» Problem
Set down each line of the material that follows, exactly, with no pictures.

## Start Data

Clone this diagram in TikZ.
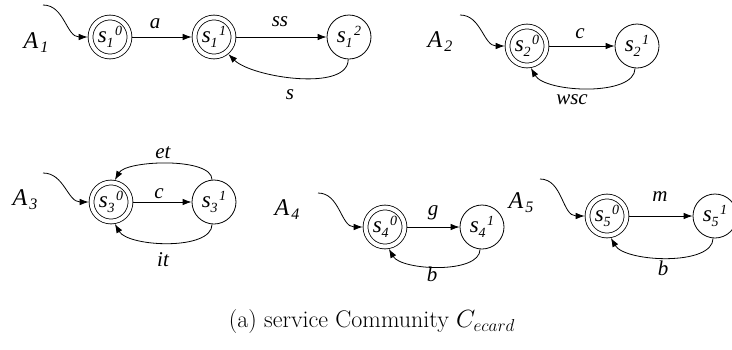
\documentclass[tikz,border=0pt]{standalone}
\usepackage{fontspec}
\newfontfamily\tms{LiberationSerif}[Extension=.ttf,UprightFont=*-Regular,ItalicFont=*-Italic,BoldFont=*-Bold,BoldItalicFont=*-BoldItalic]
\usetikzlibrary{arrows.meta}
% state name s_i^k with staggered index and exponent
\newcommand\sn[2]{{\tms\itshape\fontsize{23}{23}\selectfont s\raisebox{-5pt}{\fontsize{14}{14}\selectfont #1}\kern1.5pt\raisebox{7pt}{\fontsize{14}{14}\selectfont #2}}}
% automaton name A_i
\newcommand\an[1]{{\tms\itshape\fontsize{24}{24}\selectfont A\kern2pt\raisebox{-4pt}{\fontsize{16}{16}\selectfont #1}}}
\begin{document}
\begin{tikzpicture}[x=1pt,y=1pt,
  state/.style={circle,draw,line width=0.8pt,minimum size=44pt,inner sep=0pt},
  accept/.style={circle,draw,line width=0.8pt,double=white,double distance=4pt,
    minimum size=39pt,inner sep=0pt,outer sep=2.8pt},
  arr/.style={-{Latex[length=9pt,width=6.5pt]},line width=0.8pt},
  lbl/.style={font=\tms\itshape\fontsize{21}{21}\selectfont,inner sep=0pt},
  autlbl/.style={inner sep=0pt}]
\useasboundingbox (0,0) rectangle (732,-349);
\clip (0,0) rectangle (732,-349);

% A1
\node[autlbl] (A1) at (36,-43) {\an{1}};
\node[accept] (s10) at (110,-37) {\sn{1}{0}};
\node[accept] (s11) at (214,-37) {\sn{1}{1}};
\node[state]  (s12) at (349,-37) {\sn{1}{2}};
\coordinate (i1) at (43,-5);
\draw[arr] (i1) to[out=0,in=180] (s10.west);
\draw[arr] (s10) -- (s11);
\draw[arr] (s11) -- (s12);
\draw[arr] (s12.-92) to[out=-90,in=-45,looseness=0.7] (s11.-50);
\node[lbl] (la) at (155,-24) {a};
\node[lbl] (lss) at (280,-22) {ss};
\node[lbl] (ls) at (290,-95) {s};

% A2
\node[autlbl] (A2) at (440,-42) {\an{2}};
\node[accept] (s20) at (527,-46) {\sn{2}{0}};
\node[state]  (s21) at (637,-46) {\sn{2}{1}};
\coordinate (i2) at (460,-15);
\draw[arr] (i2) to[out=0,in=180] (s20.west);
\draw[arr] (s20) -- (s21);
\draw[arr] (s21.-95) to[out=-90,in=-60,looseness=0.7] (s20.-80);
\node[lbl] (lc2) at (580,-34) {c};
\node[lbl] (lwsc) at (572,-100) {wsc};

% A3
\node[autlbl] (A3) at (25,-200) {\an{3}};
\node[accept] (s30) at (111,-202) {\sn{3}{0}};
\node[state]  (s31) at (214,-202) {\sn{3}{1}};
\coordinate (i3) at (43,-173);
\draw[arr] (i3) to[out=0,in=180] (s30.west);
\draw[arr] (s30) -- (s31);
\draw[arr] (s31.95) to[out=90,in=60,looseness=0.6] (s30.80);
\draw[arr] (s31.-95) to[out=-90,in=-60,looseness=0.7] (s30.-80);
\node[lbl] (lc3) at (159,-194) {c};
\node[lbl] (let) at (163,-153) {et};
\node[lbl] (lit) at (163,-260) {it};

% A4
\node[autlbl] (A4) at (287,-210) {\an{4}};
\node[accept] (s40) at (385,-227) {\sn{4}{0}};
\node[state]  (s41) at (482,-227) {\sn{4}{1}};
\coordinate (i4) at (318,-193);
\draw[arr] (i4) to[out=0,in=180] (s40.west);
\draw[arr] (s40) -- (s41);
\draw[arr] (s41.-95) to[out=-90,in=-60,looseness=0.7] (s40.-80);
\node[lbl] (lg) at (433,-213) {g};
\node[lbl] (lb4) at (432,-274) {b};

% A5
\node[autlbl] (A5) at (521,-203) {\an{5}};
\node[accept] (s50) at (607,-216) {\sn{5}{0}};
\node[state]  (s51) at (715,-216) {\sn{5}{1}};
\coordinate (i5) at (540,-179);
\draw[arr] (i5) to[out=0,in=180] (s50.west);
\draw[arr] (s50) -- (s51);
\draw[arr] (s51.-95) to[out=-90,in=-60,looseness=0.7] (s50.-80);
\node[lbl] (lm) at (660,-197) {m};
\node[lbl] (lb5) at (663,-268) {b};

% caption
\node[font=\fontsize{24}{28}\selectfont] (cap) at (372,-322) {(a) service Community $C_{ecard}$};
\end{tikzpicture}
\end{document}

## End Data

» Solution for this problem
Clone this diagram in TikZ.
\documentclass[tikz,border=0pt]{standalone}
\usepackage{fontspec}
\newfontfamily\tms{LiberationSerif}[Extension=.ttf,UprightFont=*-Regular,ItalicFont=*-Italic,BoldFont=*-Bold,BoldItalicFont=*-BoldItalic]
\usetikzlibrary{arrows.meta}
% state name s_i^k with staggered index and exponent
\newcommand\sn[2]{{\tms\itshape\fontsize{23}{23}\selectfont s\raisebox{-5pt}{\fontsize{14}{14}\selectfont #1}\kern1.5pt\raisebox{7pt}{\fontsize{14}{14}\selectfont #2}}}
% automaton name A_i
\newcommand\an[1]{{\tms\itshape\fontsize{24}{24}\selectfont A\kern2pt\raisebox{-4pt}{\fontsize{16}{16}\selectfont #1}}}
\begin{document}
\begin{tikzpicture}[x=1pt,y=1pt,
  state/.style={circle,draw,line width=0.8pt,minimum size=44pt,inner sep=0pt},
  accept/.style={circle,draw,line width=0.8pt,double=white,double distance=4pt,
    minimum size=39pt,inner sep=0pt,outer sep=2.8pt},
  arr/.style={-{Latex[length=9pt,width=6.5pt]},line width=0.8pt},
  lbl/.style={font=\tms\itshape\fontsize{21}{21}\selectfont,inner sep=0pt},
  autlbl/.style={inner sep=0pt}]
\useasboundingbox (0,0) rectangle (732,-349);
\clip (0,0) rectangle (732,-349);

% A1
\node[autlbl] (A1) at (36,-43) {\an{1}};
\node[accept] (s10) at (110,-37) {\sn{1}{0}};
\node[accept] (s11) at (214,-37) {\sn{1}{1}};
\node[state]  (s12) at (349,-37) {\sn{1}{2}};
\coordinate (i1) at (43,-5);
\draw[arr] (i1) to[out=0,in=180] (s10.west);
\draw[arr] (s10) -- (s11);
\draw[arr] (s11) -- (s12);
\draw[arr] (s12.-92) to[out=-90,in=-45,looseness=0.7] (s11.-50);
\node[lbl] (la) at (155,-24) {a};
\node[lbl] (lss) at (280,-22) {ss};
\node[lbl] (ls) at (290,-95) {s};

% A2
\node[autlbl] (A2) at (440,-42) {\an{2}};
\node[accept] (s20) at (527,-46) {\sn{2}{0}};
\node[state]  (s21) at (637,-46) {\sn{2}{1}};
\coordinate (i2) at (460,-15);
\draw[arr] (i2) to[out=0,in=180] (s20.west);
\draw[arr] (s20) -- (s21);
\draw[arr] (s21.-95) to[out=-90,in=-60,looseness=0.7] (s20.-80);
\node[lbl] (lc2) at (580,-34) {c};
\node[lbl] (lwsc) at (572,-100) {wsc};

% A3
\node[autlbl] (A3) at (25,-200) {\an{3}};
\node[accept] (s30) at (111,-202) {\sn{3}{0}};
\node[state]  (s31) at (214,-202) {\sn{3}{1}};
\coordinate (i3) at (43,-173);
\draw[arr] (i3) to[out=0,in=180] (s30.west);
\draw[arr] (s30) -- (s31);
\draw[arr] (s31.95) to[out=90,in=60,looseness=0.6] (s30.80);
\draw[arr] (s31.-95) to[out=-90,in=-60,looseness=0.7] (s30.-80);
\node[lbl] (lc3) at (159,-194) {c};
\node[lbl] (let) at (163,-153) {et};
\node[lbl] (lit) at (163,-260) {it};

% A4
\node[autlbl] (A4) at (287,-210) {\an{4}};
\node[accept] (s40) at (385,-227) {\sn{4}{0}};
\node[state]  (s41) at (482,-227) {\sn{4}{1}};
\coordinate (i4) at (318,-193);
\draw[arr] (i4) to[out=0,in=180] (s40.west);
\draw[arr] (s40) -- (s41);
\draw[arr] (s41.-95) to[out=-90,in=-60,looseness=0.7] (s40.-80);
\node[lbl] (lg) at (433,-213) {g};
\node[lbl] (lb4) at (432,-274) {b};

% A5
\node[autlbl] (A5) at (521,-203) {\an{5}};
\node[accept] (s50) at (607,-216) {\sn{5}{0}};
\node[state]  (s51) at (715,-216) {\sn{5}{1}};
\coordinate (i5) at (540,-179);
\draw[arr] (i5) to[out=0,in=180] (s50.west);
\draw[arr] (s50) -- (s51);
\draw[arr] (s51.-95) to[out=-90,in=-60,looseness=0.7] (s50.-80);
\node[lbl] (lm) at (660,-197) {m};
\node[lbl] (lb5) at (663,-268) {b};

% caption
\node[font=\fontsize{24}{28}\selectfont] (cap) at (372,-322) {(a) service Community $C_{ecard}$};
\end{tikzpicture}
\end{document}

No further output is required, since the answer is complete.